§ Data excerpt:
────────────────
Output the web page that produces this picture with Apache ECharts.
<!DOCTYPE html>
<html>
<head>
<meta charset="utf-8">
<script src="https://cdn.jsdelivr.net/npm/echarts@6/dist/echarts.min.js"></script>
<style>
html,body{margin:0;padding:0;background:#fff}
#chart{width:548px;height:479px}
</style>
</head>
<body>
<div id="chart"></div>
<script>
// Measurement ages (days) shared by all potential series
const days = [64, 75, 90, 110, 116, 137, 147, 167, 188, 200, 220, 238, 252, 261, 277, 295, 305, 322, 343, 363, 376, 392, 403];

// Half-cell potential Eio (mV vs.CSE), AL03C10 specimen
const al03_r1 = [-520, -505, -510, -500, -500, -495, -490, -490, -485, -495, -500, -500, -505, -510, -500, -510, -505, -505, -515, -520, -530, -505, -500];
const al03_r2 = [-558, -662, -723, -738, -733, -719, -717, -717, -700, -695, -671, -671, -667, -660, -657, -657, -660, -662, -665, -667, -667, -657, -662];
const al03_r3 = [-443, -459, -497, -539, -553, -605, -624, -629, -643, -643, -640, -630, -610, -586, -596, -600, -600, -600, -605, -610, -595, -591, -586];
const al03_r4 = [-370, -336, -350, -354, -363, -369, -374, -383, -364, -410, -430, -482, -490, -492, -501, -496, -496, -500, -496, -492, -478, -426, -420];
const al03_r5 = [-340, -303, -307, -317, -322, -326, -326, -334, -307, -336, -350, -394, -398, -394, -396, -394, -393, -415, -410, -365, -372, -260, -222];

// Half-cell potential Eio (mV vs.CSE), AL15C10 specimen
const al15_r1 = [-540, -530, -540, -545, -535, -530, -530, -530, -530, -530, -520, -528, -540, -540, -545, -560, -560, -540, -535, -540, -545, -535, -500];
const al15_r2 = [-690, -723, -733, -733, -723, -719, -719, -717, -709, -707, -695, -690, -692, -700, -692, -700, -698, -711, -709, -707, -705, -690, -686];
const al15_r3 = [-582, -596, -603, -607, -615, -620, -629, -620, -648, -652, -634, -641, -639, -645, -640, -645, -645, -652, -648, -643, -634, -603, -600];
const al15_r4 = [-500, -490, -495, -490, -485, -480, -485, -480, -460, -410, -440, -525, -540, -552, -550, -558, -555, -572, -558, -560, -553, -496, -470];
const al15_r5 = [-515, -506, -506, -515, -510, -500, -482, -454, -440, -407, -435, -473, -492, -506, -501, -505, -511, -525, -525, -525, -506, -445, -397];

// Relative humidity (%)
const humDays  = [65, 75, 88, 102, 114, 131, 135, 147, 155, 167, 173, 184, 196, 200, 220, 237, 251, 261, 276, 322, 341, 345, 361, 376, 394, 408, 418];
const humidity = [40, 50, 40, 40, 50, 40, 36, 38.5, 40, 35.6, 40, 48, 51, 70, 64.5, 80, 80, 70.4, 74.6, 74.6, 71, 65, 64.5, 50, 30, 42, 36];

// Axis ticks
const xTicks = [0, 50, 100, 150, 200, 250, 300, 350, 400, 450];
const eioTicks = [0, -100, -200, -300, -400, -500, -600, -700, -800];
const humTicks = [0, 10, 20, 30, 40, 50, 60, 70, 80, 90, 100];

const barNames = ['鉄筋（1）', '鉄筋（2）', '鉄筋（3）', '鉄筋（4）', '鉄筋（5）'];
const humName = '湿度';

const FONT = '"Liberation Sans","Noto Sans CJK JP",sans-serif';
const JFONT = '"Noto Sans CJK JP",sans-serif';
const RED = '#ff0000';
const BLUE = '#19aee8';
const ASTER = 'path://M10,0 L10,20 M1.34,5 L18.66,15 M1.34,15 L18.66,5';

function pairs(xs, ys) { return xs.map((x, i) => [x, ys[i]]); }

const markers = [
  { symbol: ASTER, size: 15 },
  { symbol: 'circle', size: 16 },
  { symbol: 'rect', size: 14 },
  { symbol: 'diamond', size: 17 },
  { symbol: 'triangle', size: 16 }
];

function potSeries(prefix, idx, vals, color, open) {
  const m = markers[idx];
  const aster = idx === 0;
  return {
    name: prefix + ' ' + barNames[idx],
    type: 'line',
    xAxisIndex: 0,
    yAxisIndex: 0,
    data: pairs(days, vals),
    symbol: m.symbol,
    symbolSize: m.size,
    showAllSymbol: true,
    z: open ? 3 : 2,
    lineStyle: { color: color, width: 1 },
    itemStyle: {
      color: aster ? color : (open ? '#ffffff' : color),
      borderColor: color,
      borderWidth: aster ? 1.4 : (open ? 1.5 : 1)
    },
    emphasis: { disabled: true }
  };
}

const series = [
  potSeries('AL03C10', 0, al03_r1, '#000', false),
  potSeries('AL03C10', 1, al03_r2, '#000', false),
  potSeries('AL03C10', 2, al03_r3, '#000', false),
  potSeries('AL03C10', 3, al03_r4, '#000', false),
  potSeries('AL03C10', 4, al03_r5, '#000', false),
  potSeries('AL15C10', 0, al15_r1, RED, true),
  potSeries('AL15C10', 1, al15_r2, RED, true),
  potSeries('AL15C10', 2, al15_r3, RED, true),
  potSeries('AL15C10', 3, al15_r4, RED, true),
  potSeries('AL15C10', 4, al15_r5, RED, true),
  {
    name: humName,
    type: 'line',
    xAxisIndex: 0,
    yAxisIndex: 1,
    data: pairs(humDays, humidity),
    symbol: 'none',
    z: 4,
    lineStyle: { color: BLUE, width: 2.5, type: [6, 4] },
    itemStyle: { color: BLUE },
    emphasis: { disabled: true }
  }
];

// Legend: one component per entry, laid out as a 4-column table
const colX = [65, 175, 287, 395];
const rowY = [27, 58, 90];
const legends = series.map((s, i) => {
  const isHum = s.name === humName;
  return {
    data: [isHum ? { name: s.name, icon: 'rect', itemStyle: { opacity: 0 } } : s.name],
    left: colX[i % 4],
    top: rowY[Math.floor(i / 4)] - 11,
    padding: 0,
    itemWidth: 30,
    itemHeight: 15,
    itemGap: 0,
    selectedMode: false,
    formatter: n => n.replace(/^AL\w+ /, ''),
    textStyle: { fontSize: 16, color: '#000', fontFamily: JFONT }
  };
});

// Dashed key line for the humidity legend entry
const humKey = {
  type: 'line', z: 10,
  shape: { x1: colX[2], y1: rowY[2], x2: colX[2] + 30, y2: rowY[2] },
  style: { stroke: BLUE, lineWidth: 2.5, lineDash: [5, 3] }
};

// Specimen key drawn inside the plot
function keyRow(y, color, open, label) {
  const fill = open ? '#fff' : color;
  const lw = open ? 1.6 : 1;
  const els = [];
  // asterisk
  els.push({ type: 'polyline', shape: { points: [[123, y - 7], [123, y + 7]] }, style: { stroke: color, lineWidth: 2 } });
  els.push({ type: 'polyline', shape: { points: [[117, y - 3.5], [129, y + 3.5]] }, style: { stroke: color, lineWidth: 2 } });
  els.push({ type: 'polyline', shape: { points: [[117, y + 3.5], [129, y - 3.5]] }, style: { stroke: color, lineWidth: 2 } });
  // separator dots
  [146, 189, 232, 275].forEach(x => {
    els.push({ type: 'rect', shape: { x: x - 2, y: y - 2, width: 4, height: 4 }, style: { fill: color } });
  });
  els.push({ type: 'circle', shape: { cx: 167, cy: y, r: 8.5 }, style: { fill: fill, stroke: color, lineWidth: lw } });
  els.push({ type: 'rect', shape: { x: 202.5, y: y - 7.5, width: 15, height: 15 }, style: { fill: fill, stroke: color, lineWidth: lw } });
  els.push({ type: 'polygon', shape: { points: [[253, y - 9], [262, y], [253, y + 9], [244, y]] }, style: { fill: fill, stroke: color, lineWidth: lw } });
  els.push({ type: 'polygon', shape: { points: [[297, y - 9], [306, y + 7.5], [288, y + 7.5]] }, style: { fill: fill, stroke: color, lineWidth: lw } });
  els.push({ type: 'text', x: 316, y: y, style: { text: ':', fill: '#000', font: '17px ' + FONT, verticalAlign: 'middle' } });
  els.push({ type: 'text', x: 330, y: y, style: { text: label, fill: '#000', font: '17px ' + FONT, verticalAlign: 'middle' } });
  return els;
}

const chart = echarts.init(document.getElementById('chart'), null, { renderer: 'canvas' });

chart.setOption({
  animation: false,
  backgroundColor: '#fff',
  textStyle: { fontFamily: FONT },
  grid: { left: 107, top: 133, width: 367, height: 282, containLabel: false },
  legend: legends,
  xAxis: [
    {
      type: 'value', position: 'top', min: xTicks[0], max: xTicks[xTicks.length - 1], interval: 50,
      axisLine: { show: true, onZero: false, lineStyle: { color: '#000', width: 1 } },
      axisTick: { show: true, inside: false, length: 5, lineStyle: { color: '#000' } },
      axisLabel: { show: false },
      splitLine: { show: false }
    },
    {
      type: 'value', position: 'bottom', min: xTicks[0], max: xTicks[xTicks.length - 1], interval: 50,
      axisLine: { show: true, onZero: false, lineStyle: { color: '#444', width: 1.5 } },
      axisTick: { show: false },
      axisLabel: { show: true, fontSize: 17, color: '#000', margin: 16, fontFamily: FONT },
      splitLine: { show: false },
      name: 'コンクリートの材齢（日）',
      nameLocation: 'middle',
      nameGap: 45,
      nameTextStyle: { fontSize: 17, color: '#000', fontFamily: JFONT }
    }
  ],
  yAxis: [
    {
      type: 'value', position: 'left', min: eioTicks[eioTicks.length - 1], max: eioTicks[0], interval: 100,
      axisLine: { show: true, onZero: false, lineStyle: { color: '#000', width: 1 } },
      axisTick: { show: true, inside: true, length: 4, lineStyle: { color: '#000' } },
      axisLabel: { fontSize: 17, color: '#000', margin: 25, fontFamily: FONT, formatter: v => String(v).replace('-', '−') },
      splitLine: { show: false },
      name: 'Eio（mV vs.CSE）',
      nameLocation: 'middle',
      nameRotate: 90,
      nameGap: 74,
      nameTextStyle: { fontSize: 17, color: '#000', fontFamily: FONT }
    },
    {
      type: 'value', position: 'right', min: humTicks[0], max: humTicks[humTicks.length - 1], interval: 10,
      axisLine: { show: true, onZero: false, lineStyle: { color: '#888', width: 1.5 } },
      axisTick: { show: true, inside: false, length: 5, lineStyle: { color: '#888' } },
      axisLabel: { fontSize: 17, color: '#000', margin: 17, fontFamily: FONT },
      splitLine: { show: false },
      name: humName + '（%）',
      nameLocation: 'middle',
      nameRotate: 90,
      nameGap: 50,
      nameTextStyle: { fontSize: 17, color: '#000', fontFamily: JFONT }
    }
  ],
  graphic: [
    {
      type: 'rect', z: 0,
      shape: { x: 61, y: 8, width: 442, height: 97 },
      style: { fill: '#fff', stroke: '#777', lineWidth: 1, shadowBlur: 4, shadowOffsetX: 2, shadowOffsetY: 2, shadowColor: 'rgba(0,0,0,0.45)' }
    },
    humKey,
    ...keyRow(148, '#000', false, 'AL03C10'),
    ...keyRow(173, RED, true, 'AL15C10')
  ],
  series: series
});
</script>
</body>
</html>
────────────────
§ Task to carry out: Output exactly the leading lines of the data, up to and including the line marked by "376, 392, 403];".

§ Correct result:
Output the web page that produces this picture with Apache ECharts.
<!DOCTYPE html>
<html>
<head>
<meta charset="utf-8">
<script src="https://cdn.jsdelivr.net/npm/echarts@6/dist/echarts.min.js"></script>
<style>
html,body{margin:0;padding:0;background:#fff}
#chart{width:548px;height:479px}
</style>
</head>
<body>
<div id="chart"></div>
<script>
// Measurement ages (days) shared by all potential series
const days = [64, 75, 90, 110, 116, 137, 147, 167, 188, 200, 220, 238, 252, 261, 277, 295, 305, 322, 343, 363, 376, 392, 403];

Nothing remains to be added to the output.